Repair Options By Pond Type

Pond Type Repair Move Notes That Prevent Rework
EPDM liner pond Primer + EPDM patch, rolled flat Clean and dry the liner, round patch corners, press hard
PVC liner pond PVC patch kit matched to liner Use products meant for PVC, avoid mixing with EPDM kits
Skimmer or waterfall leak Re-seat gasket, tighten evenly, replace if cracked Stop water tracking behind the liner before refilling
Preformed plastic shell Shell-specific repair kit Confirm shell material first; plastics vary
Concrete basin Patch crack with concrete repair product Clean crack edges and cure as directed before refilling
Soil-bottom pond (seepage) Sodium bentonite blanket or mixed method Works best when applied using the method suited to soil
Rock-on-liner punctures Patch, then add underlayment or padding Remove grit under rocks so rubbing doesn’t reopen the hole

Refill And Recheck Without Losing Another Weekend

After a repair, refill in stages. Add water to a few inches above the patch, then wait a few hours and confirm the level holds. If it holds, fill to normal operating level and run the pump while you watch the usual suspect spots.
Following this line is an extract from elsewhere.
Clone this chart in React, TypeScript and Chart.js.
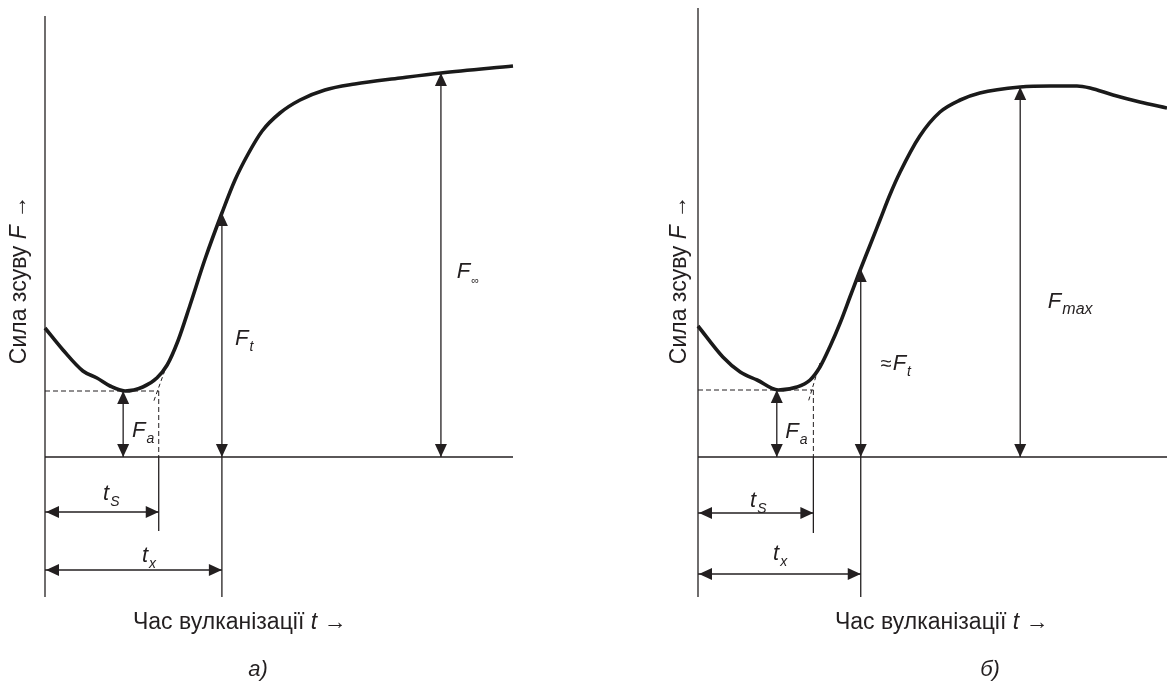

If the leak was near the waterfall or stream, check the full run path while the pump is on. Watch for water that rides the outside of rocks instead of falling back into the pond. A small shift in a stream stone can send a thin sheet of water out of the system.

Simple Habits That Keep Leaks From Sneaking Back

Leaks feel sudden, yet many start as tiny rub points that grow. A few small habits keep the pond steady:

  • Check the water level at the same time each day for a week once per season.
  • Keep liner edges high and stable so rain can’t wash soil into folds.
  • Pad sharp rocks and keep underlayment in place during any redo work.
  • After storms, confirm the waterfall spill path still lands inside the liner channel.

If you keep one note in your phone, log the “normal” daily drop in a warm week with features running. When loss jumps past that baseline, you’ll spot it early and fix a small issue before it becomes a full drain-down.